The victory in the field next day was won by our opponents, but it was agreed by all unbiased witnesses that the battle afterwards was won hands down by Bernard’s.
That night into Casualty there poured a collection of torn, mottled and filthy figures, suffering from broken noses, black eyes and minor cuts and abrasions. They were treated like Royal guests; nurses ministered tenderly to them, while the housemen patted their backs and sent out for free beer.
That evening I was rung up on the ward.
‘Nurse,’ said a voice that had a familiar ring, though it had assumed the precise accents of the Dean, ‘I have three gentlemen down here I am treating for shock. Would you pleas
e see that they are given a nourishing beverage and some solid protein when they come up to you, in order to avoid secondary shock?’
‘Certainly,’ I replied solemnly. ‘Do you wish them to be warded?’
‘If you don’t think it would cause too much heart-fluttering on the part of your female patients, Nurse?’
‘Not a bit, they’d love it.’
‘Whack-ho!’ exclaimed the Dean, lapsing into the voice of Charles Betterton. ‘I think I’ll come along too!’
Chapter Thirteen
Early in the year we were sent down to the small town of Lyeford in Kent.

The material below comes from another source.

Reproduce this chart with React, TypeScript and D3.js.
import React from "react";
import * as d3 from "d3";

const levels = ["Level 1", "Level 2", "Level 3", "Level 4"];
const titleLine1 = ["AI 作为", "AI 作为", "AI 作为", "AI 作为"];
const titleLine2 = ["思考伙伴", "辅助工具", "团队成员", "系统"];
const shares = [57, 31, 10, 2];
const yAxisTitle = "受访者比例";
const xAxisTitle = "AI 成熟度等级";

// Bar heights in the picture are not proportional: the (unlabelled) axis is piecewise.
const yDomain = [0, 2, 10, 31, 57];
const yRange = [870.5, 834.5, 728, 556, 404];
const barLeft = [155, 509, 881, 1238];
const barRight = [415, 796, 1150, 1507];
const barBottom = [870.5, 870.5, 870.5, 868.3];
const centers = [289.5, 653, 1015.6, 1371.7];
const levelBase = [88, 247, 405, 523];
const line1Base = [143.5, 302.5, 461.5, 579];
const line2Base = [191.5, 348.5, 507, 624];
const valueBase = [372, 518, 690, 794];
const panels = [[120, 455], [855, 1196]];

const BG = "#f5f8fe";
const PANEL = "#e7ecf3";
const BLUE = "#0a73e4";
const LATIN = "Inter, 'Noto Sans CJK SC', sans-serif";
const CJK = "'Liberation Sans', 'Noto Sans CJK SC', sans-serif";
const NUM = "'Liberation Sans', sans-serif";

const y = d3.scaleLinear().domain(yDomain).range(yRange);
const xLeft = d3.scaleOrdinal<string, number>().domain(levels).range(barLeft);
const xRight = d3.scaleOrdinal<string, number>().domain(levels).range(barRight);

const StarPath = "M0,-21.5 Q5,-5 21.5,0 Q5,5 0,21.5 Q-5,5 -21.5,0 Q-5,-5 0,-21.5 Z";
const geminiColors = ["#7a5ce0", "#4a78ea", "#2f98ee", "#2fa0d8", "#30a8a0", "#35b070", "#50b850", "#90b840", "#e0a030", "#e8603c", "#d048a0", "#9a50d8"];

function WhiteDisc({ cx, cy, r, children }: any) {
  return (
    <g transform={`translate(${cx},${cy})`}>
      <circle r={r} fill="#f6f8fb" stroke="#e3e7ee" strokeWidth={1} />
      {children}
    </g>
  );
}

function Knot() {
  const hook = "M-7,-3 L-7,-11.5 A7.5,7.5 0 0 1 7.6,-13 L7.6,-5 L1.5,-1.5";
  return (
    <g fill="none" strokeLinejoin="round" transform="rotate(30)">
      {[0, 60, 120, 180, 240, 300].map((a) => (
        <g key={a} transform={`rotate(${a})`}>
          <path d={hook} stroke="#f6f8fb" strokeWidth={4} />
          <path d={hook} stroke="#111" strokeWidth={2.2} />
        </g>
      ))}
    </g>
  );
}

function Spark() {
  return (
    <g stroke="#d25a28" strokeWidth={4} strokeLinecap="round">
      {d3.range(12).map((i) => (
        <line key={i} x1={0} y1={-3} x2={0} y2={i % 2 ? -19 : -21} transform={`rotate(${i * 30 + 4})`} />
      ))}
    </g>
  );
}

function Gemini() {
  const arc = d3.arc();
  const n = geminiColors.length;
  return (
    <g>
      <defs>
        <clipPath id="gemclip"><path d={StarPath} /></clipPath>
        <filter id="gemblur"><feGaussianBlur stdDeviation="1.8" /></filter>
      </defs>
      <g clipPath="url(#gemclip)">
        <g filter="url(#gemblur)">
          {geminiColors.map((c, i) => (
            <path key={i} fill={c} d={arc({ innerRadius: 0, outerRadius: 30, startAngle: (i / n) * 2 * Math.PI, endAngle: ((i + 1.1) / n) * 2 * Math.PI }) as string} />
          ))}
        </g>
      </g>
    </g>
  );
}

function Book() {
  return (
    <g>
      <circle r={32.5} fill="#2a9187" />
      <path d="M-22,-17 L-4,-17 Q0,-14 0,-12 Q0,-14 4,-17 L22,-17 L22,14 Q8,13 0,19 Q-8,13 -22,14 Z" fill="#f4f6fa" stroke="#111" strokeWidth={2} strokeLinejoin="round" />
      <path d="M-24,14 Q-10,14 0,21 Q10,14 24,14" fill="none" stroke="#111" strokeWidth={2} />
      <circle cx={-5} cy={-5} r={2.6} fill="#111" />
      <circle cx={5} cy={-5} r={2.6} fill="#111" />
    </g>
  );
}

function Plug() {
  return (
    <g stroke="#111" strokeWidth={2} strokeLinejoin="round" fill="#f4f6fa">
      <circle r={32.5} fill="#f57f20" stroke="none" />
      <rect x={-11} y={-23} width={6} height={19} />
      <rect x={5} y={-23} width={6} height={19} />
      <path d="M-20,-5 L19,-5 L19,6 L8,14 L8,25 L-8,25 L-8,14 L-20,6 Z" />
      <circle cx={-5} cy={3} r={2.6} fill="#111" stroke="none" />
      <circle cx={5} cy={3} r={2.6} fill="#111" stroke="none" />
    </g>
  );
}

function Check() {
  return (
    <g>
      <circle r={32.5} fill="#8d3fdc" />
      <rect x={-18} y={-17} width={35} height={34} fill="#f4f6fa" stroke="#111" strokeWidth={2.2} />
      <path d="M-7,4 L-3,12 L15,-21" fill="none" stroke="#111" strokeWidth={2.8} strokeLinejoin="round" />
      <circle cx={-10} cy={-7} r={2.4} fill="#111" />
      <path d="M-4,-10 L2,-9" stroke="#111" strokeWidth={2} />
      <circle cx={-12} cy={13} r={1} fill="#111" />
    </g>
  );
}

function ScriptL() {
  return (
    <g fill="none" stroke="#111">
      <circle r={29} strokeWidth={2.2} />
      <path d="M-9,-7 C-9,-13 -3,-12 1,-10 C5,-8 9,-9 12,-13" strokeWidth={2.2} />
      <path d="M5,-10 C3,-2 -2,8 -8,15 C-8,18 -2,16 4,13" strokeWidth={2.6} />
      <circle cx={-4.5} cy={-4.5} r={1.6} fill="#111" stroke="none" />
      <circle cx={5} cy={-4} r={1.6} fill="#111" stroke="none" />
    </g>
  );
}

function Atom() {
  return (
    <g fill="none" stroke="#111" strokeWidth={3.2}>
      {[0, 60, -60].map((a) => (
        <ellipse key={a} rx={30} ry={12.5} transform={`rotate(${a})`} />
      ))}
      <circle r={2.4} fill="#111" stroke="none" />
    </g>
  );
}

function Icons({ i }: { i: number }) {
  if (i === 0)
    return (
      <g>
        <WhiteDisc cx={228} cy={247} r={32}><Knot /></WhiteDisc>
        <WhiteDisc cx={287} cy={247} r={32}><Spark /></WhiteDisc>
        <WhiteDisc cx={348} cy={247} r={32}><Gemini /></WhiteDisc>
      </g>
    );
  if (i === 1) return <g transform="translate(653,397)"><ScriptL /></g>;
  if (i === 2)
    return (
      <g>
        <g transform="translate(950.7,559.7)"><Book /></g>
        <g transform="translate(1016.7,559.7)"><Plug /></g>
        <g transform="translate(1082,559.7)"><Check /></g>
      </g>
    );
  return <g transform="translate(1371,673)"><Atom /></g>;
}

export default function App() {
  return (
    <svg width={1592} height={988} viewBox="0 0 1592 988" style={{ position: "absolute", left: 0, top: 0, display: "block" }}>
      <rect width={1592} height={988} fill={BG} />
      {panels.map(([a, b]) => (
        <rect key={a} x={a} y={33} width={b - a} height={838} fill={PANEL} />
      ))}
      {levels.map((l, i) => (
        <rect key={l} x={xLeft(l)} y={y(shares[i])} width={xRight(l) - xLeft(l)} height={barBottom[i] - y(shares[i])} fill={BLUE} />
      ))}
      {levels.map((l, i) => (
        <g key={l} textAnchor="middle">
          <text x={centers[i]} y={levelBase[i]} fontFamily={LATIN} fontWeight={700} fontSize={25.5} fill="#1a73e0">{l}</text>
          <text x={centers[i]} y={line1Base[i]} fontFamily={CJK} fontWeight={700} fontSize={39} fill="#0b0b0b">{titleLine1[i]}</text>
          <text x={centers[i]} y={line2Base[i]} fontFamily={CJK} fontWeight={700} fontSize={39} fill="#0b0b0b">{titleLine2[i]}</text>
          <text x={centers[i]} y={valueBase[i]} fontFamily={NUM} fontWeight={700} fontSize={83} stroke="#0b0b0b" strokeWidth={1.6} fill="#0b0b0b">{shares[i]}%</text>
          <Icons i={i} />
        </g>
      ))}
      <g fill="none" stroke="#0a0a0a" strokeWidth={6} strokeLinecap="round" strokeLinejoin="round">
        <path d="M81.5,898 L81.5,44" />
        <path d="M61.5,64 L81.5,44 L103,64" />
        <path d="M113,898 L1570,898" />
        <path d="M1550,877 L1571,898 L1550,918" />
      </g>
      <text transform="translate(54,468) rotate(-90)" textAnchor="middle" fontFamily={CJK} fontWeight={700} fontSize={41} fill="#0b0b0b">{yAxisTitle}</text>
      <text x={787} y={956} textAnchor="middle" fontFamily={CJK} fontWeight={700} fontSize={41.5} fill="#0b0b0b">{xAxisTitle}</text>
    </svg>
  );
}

Here St. Bernard’s had a unit consisting of four wards in the local hospital, making up about a hundred beds; two wards were occupied by surgical cases and two by ear, nose and throat patients.

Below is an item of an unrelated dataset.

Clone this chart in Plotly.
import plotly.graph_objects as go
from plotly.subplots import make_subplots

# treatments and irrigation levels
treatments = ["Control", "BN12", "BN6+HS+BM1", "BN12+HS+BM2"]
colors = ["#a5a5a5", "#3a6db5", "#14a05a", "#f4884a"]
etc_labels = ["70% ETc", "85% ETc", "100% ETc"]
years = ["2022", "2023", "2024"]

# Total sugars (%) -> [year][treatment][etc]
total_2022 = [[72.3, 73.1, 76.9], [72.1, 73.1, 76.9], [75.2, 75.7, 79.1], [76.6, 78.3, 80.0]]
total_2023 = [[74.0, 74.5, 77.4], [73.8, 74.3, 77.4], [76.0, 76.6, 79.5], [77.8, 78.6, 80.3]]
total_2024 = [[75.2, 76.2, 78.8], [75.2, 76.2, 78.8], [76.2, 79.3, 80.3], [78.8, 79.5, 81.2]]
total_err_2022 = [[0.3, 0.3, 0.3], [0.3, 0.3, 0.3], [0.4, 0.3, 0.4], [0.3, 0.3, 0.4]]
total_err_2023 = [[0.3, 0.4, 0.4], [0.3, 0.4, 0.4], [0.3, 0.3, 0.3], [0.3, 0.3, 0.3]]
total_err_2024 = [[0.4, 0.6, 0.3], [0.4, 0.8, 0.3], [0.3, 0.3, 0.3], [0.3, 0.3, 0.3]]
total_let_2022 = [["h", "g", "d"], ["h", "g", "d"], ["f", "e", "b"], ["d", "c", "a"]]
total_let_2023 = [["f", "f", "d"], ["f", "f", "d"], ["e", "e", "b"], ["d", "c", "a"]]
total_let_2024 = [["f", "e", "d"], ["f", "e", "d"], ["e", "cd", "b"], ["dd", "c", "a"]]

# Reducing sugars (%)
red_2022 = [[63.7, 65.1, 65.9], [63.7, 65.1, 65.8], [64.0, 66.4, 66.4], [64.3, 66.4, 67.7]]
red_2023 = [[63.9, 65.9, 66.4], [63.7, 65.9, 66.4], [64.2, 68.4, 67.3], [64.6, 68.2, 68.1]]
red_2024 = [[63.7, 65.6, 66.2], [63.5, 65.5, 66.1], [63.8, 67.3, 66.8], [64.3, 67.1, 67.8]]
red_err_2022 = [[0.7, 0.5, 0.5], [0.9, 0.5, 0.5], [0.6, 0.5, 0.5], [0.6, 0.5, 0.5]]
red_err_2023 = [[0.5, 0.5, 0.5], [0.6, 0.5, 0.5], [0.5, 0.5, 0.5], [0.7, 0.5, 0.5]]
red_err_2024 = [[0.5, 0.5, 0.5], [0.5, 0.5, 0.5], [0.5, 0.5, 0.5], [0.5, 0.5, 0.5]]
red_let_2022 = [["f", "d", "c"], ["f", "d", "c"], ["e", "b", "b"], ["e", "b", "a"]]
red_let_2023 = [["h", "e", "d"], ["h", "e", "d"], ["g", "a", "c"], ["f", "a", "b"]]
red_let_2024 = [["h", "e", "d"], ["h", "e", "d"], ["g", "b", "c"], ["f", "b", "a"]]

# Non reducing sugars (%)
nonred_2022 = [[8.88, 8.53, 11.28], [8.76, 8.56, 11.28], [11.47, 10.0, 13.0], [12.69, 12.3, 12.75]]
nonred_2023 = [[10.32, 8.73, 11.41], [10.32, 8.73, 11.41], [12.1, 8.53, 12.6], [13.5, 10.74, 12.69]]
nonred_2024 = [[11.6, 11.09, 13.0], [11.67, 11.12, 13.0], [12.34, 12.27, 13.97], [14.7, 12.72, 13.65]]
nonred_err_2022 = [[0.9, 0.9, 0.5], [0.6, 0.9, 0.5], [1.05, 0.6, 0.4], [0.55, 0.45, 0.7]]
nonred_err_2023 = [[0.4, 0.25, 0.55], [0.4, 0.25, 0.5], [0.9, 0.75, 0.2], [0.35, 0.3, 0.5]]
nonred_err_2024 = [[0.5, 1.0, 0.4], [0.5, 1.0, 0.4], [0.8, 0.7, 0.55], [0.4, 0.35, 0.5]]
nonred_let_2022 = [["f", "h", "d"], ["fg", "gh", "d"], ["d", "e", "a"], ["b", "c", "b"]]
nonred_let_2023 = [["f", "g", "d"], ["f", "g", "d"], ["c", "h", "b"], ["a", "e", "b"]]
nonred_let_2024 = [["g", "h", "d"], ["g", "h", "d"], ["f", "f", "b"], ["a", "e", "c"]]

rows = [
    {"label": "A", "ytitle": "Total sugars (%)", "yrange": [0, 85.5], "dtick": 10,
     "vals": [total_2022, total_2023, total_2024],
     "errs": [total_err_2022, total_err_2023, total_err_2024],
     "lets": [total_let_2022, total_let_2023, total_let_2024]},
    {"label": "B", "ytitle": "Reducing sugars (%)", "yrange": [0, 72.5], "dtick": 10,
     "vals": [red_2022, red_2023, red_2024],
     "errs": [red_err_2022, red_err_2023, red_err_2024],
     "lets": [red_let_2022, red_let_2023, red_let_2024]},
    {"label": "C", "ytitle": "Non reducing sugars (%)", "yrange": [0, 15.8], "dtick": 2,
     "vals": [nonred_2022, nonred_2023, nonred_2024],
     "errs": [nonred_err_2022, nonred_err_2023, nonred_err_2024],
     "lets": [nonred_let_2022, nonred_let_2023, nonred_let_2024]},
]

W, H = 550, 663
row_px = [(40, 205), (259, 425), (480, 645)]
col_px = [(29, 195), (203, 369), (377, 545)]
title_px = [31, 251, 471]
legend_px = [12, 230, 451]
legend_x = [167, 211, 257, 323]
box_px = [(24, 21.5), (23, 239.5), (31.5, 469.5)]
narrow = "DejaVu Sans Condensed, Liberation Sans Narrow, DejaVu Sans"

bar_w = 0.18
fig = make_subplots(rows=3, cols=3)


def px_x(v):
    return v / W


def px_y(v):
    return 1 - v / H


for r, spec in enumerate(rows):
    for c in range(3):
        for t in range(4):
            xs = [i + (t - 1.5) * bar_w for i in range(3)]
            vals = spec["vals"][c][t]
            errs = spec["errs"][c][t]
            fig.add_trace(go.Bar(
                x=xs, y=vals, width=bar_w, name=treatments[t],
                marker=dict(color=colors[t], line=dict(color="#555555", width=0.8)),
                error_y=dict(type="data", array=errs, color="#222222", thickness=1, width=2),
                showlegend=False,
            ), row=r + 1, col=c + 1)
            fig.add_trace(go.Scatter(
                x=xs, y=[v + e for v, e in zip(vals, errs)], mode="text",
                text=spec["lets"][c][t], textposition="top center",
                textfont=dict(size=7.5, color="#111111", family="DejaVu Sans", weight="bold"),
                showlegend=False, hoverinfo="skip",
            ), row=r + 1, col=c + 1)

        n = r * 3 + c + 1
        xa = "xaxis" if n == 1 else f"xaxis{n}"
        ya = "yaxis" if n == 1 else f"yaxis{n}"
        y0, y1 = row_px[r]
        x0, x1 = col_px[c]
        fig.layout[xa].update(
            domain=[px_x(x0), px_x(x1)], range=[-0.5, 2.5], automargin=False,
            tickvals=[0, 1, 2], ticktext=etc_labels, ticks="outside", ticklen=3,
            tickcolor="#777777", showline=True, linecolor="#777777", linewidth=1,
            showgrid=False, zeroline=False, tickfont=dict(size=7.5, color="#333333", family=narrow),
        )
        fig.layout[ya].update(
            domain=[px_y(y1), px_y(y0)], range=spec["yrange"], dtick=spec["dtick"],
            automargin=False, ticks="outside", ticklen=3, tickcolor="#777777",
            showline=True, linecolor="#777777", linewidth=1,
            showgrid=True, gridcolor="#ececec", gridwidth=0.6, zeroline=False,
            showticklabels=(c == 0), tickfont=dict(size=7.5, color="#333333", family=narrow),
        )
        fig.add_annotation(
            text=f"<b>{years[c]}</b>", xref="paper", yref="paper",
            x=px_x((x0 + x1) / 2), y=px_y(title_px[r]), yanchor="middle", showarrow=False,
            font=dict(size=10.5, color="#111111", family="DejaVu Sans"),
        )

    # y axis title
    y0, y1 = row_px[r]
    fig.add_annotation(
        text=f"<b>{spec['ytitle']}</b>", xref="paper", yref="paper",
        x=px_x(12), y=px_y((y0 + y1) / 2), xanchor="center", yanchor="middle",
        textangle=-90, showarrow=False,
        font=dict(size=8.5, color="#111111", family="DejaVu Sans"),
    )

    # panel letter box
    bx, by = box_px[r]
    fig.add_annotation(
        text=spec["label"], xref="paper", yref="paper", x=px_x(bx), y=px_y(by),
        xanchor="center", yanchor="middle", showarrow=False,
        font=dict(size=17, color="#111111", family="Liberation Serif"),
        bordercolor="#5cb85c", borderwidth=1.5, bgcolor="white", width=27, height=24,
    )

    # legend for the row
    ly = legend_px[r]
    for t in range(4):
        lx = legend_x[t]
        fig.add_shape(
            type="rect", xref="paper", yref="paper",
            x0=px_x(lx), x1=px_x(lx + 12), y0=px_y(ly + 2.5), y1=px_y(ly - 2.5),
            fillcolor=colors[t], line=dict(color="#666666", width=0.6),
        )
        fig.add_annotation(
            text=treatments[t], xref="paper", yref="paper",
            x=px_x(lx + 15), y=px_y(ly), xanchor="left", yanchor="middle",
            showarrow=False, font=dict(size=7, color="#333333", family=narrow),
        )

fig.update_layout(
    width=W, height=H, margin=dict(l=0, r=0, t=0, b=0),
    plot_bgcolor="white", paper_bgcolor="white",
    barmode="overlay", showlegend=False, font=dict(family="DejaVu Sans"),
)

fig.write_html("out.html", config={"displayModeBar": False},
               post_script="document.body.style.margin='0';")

We arrived about ten in the morning on the platform of the small local station, which appeared to be completely deserted. We tottered out into the station yard, carrying our heavy suitcases, and saw one very small bus that announced proudly it was going to Little Bottomley. We asked the conductor if he went anywhere near the hospital, and he said no, and there wasn’t another hospital bus for an hour.
‘But if you get a move on,’ he said, ‘you’ll catch the fish-van. They deliver at the hospital Thursdays.’
He gave us directions, and we hurried down the road and found the fish-shop. The fish-man said obligingly that he did not at all mind taking us. We thought he was probably glad of a little company. Mary and Phyllis managed to squeeze into the front seat; Pat and I were not so fortunate, we had to sit in the back with the fish. The fish-man was very amiable and informative, and when we arrived he directed us to Home Sister’s office.
We sent Pat in first, noticing as she went, to our horror, that she was covered in mackerel scales.
We were shown to our rooms, and were told we had to see the Assistant Matron of the Unit as soon as we had changed.